There IS a solution. Consumers must go on a credit diet. People must learn to exercise some fiscal discipline. The government won’t do it, but consumers can lead the way. People have always been the solution to our nation’s problems, and that will not change. Consumer contractions in spending will force the market to react. Short-term deflation will pale in comparison to the long-term problems that lie ahead if consumers do not force the government to change its economic policy.

For those who have read my columns for some time, there is one message that is constant: BAD ECONOMIC POLICY. You, the consumer, can reverse course by changing your household economic policy:

1) Minimize credit card debt with an ultimate goal of paying off everything that is charged on a monthly basis. All credit cards charge a higher rate of interest depending on the type of card and individual risk. It is impossible to forge ahead when minimum payments comprise a portion of your monthly expenses.

2) Don’t buy too much house! The mentality that a big house = wealthy cannot continue. A home is NOT an investment when you will repay 3 to 4 times what it is worth in mortgage interest alone. In addition, state governments have raised property taxes to the point where one is basically “renting” their house from the government. Owning a home is still the best option. After all, why pay the landlord’s taxes through rent and forego a tax deduction? However, the key is to own a smaller home and avoid a huge tax burden and mortgage.

3) Take advantage of easy-to-use software programs that help with budgeting. Do not live beyond your means. If you are borrowing money for the family vacation, something is severely wrong.

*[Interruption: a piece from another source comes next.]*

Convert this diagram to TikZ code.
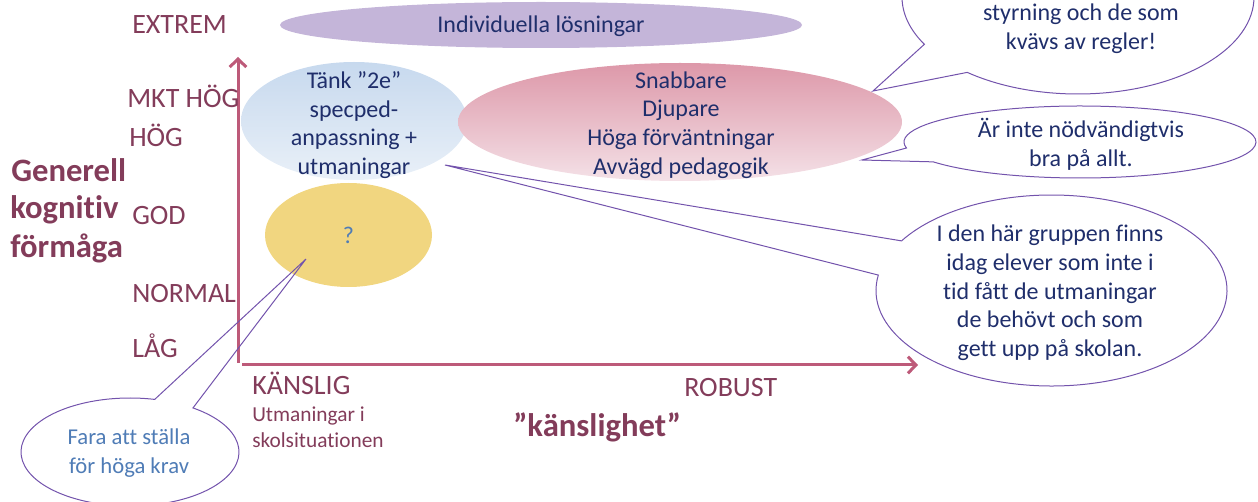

In summary, the consumer needs to kick their addiction to credit. The government will continue to feed into the problem by propping up failed institutions for appeasing the hunger for credit. The only way to reverse course is for the consumer to overcome their addiction. It is a fallacy to believe that the supply of “funny money” is endless. What’s next? Quadrillion dollar bailouts? The government may have killed capitalism, but it cannot destroy the will of the consumer to prosper by making smart credit decisions. Opportunity will always be out there even in the most precarious situations.